DESCRIPTION OF THE TASK:
The listing below should be printed exactly, every line of it. Skip the pictures.

DATA SEGMENT:
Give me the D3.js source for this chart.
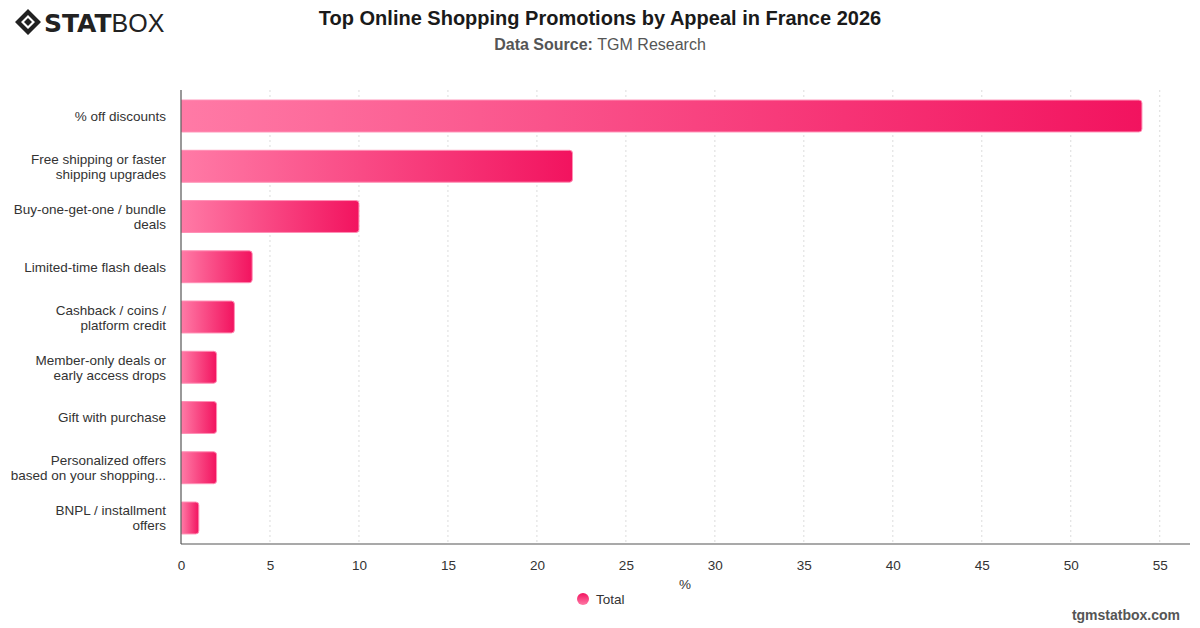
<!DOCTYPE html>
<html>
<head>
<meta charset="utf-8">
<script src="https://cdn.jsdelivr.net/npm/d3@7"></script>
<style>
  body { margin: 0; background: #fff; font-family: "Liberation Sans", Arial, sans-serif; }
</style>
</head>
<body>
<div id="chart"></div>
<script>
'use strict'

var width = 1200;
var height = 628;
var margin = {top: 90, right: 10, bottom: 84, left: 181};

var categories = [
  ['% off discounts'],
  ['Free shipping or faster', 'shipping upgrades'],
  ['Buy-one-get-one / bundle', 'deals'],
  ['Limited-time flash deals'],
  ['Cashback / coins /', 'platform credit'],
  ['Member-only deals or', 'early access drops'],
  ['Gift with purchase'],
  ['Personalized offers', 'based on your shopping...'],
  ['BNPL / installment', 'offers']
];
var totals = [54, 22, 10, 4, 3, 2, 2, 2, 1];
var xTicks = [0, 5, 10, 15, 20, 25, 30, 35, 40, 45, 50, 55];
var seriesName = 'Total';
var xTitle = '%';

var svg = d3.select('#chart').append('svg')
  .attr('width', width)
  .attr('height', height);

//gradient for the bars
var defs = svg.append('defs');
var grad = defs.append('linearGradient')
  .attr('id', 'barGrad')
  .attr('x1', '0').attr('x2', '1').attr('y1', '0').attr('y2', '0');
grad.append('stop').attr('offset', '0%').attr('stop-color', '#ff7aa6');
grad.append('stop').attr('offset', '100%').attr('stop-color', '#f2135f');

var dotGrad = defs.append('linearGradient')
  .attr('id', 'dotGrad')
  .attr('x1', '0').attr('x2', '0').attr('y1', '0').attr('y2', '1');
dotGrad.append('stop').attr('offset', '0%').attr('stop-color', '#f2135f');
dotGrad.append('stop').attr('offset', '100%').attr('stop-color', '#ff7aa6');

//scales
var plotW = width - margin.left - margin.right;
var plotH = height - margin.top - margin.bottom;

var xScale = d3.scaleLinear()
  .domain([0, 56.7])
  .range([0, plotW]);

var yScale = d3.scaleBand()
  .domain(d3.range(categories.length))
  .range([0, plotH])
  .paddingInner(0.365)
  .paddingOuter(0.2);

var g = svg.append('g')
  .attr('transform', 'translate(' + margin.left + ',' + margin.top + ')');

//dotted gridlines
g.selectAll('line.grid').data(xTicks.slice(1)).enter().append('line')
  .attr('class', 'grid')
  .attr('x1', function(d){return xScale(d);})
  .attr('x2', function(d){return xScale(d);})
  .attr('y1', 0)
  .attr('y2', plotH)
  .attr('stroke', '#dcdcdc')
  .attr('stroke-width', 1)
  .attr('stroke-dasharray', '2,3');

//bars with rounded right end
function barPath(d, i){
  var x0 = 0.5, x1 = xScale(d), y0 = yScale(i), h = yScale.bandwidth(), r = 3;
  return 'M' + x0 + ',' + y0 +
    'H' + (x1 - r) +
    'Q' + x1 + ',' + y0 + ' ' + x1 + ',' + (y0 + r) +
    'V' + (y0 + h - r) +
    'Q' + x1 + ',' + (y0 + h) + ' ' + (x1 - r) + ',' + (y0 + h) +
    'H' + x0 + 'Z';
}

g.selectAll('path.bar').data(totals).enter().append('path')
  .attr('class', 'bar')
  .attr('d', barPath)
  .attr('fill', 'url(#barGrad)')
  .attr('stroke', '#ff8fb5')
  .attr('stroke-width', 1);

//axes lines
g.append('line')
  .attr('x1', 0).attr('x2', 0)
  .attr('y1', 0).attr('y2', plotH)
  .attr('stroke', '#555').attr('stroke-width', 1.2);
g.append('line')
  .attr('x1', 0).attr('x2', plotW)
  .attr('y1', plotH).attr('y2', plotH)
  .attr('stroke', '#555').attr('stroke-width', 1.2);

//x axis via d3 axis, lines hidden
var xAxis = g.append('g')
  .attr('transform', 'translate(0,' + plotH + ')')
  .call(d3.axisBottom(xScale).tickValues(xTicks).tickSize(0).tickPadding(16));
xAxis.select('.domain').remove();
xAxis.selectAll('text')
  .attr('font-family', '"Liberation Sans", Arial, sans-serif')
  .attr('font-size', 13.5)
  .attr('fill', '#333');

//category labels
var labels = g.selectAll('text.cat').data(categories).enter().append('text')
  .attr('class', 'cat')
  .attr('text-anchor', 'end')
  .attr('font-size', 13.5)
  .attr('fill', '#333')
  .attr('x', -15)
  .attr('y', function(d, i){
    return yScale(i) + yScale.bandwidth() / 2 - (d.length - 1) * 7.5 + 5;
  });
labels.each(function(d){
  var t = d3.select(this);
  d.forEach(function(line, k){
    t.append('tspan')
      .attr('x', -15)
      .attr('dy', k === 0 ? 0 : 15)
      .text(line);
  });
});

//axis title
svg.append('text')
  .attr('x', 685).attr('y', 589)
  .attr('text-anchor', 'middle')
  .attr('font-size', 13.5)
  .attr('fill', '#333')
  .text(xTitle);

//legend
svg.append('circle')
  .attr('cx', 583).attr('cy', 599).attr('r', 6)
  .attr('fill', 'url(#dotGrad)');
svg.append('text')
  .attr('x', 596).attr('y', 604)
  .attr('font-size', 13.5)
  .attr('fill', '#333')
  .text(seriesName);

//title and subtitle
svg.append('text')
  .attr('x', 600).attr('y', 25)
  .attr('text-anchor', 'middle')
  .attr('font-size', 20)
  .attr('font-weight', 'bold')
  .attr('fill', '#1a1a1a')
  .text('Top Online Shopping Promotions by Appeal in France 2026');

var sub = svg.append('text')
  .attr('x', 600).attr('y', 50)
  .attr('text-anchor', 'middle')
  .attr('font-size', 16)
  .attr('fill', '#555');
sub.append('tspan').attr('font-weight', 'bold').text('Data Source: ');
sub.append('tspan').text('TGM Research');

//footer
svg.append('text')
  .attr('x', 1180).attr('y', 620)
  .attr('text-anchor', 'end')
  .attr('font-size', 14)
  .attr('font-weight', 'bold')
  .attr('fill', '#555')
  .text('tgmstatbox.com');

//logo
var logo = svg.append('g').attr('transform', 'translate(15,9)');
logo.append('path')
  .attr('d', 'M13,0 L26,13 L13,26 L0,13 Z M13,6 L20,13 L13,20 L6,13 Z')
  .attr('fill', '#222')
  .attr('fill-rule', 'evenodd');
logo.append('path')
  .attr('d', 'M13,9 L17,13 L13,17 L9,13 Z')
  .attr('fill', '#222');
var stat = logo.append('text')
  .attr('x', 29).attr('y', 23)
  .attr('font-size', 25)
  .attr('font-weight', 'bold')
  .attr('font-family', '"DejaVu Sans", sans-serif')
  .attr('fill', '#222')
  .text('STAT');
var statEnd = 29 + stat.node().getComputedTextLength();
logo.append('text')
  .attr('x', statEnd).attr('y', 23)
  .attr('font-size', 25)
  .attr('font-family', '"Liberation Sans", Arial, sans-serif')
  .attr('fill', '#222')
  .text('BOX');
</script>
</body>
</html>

EXERCISE RESPONSE:
Give me the D3.js source for this chart.
<!DOCTYPE html>
<html>
<head>
<meta charset="utf-8">
<script src="https://cdn.jsdelivr.net/npm/d3@7"></script>
<style>
  body { margin: 0; background: #fff; font-family: "Liberation Sans", Arial, sans-serif; }
</style>
</head>
<body>
<div id="chart"></div>
<script>
'use strict'

var width = 1200;
var height = 628;
var margin = {top: 90, right: 10, bottom: 84, left: 181};

var categories = [
  ['% off discounts'],
  ['Free shipping or faster', 'shipping upgrades'],
  ['Buy-one-get-one / bundle', 'deals'],
  ['Limited-time flash deals'],
  ['Cashback / coins /', 'platform credit'],
  ['Member-only deals or', 'early access drops'],
  ['Gift with purchase'],
  ['Personalized offers', 'based on your shopping...'],
  ['BNPL / installment', 'offers']
];
var totals = [54, 22, 10, 4, 3, 2, 2, 2, 1];
var xTicks = [0, 5, 10, 15, 20, 25, 30, 35, 40, 45, 50, 55];
var seriesName = 'Total';
var xTitle = '%';

var svg = d3.select('#chart').append('svg')
  .attr('width', width)
  .attr('height', height);

//gradient for the bars
var defs = svg.append('defs');
var grad = defs.append('linearGradient')
  .attr('id', 'barGrad')
  .attr('x1', '0').attr('x2', '1').attr('y1', '0').attr('y2', '0');
grad.append('stop').attr('offset', '0%').attr('stop-color', '#ff7aa6');
grad.append('stop').attr('offset', '100%').attr('stop-color', '#f2135f');

var dotGrad = defs.append('linearGradient')
  .attr('id', 'dotGrad')
  .attr('x1', '0').attr('x2', '0').attr('y1', '0').attr('y2', '1');
dotGrad.append('stop').attr('offset', '0%').attr('stop-color', '#f2135f');
dotGrad.append('stop').attr('offset', '100%').attr('stop-color', '#ff7aa6');

//scales
var plotW = width - margin.left - margin.right;
var plotH = height - margin.top - margin.bottom;

var xScale = d3.scaleLinear()
  .domain([0, 56.7])
  .range([0, plotW]);

var yScale = d3.scaleBand()
  .domain(d3.range(categories.length))
  .range([0, plotH])
  .paddingInner(0.365)
  .paddingOuter(0.2);

var g = svg.append('g')
  .attr('transform', 'translate(' + margin.left + ',' + margin.top + ')');

//dotted gridlines
g.selectAll('line.grid').data(xTicks.slice(1)).enter().append('line')
  .attr('class', 'grid')
  .attr('x1', function(d){return xScale(d);})
  .attr('x2', function(d){return xScale(d);})
  .attr('y1', 0)
  .attr('y2', plotH)
  .attr('stroke', '#dcdcdc')
  .attr('stroke-width', 1)
  .attr('stroke-dasharray', '2,3');

//bars with rounded right end
function barPath(d, i){
  var x0 = 0.5, x1 = xScale(d), y0 = yScale(i), h = yScale.bandwidth(), r = 3;
  return 'M' + x0 + ',' + y0 +
    'H' + (x1 - r) +
    'Q' + x1 + ',' + y0 + ' ' + x1 + ',' + (y0 + r) +
    'V' + (y0 + h - r) +
    'Q' + x1 + ',' + (y0 + h) + ' ' + (x1 - r) + ',' + (y0 + h) +
    'H' + x0 + 'Z';
}

g.selectAll('path.bar').data(totals).enter().append('path')
  .attr('class', 'bar')
  .attr('d', barPath)
  .attr('fill', 'url(#barGrad)')
  .attr('stroke', '#ff8fb5')
  .attr('stroke-width', 1);

//axes lines
g.append('line')
  .attr('x1', 0).attr('x2', 0)
  .attr('y1', 0).attr('y2', plotH)
  .attr('stroke', '#555').attr('stroke-width', 1.2);
g.append('line')
  .attr('x1', 0).attr('x2', plotW)
  .attr('y1', plotH).attr('y2', plotH)
  .attr('stroke', '#555').attr('stroke-width', 1.2);

//x axis via d3 axis, lines hidden
var xAxis = g.append('g')
  .attr('transform', 'translate(0,' + plotH + ')')
  .call(d3.axisBottom(xScale).tickValues(xTicks).tickSize(0).tickPadding(16));
xAxis.select('.domain').remove();
xAxis.selectAll('text')
  .attr('font-family', '"Liberation Sans", Arial, sans-serif')
  .attr('font-size', 13.5)
  .attr('fill', '#333');

//category labels
var labels = g.selectAll('text.cat').data(categories).enter().append('text')
  .attr('class', 'cat')
  .attr('text-anchor', 'end')
  .attr('font-size', 13.5)
  .attr('fill', '#333')
  .attr('x', -15)
  .attr('y', function(d, i){
    return yScale(i) + yScale.bandwidth() / 2 - (d.length - 1) * 7.5 + 5;
  });
labels.each(function(d){
  var t = d3.select(this);
  d.forEach(function(line, k){
    t.append('tspan')
      .attr('x', -15)
      .attr('dy', k === 0 ? 0 : 15)
      .text(line);
  });
});

//axis title
svg.append('text')
  .attr('x', 685).attr('y', 589)
  .attr('text-anchor', 'middle')
  .attr('font-size', 13.5)
  .attr('fill', '#333')
  .text(xTitle);

//legend
svg.append('circle')
  .attr('cx', 583).attr('cy', 599).attr('r', 6)
  .attr('fill', 'url(#dotGrad)');
svg.append('text')
  .attr('x', 596).attr('y', 604)
  .attr('font-size', 13.5)
  .attr('fill', '#333')
  .text(seriesName);

//title and subtitle
svg.append('text')
  .attr('x', 600).attr('y', 25)
  .attr('text-anchor', 'middle')
  .attr('font-size', 20)
  .attr('font-weight', 'bold')
  .attr('fill', '#1a1a1a')
  .text('Top Online Shopping Promotions by Appeal in France 2026');

var sub = svg.append('text')
  .attr('x', 600).attr('y', 50)
  .attr('text-anchor', 'middle')
  .attr('font-size', 16)
  .attr('fill', '#555');
sub.append('tspan').attr('font-weight', 'bold').text('Data Source: ');
sub.append('tspan').text('TGM Research');

//footer
svg.append('text')
  .attr('x', 1180).attr('y', 620)
  .attr('text-anchor', 'end')
  .attr('font-size', 14)
  .attr('font-weight', 'bold')
  .attr('fill', '#555')
  .text('tgmstatbox.com');

//logo
var logo = svg.append('g').attr('transform', 'translate(15,9)');
logo.append('path')
  .attr('d', 'M13,0 L26,13 L13,26 L0,13 Z M13,6 L20,13 L13,20 L6,13 Z')
  .attr('fill', '#222')
  .attr('fill-rule', 'evenodd');
logo.append('path')
  .attr('d', 'M13,9 L17,13 L13,17 L9,13 Z')
  .attr('fill', '#222');
var stat = logo.append('text')
  .attr('x', 29).attr('y', 23)
  .attr('font-size', 25)
  .attr('font-weight', 'bold')
  .attr('font-family', '"DejaVu Sans", sans-serif')
  .attr('fill', '#222')
  .text('STAT');
var statEnd = 29 + stat.node().getComputedTextLength();
logo.append('text')
  .attr('x', statEnd).attr('y', 23)
  .attr('font-size', 25)
  .attr('font-family', '"Liberation Sans", Arial, sans-serif')
  .attr('fill', '#222')
  .text('BOX');
</script>
</body>
</html>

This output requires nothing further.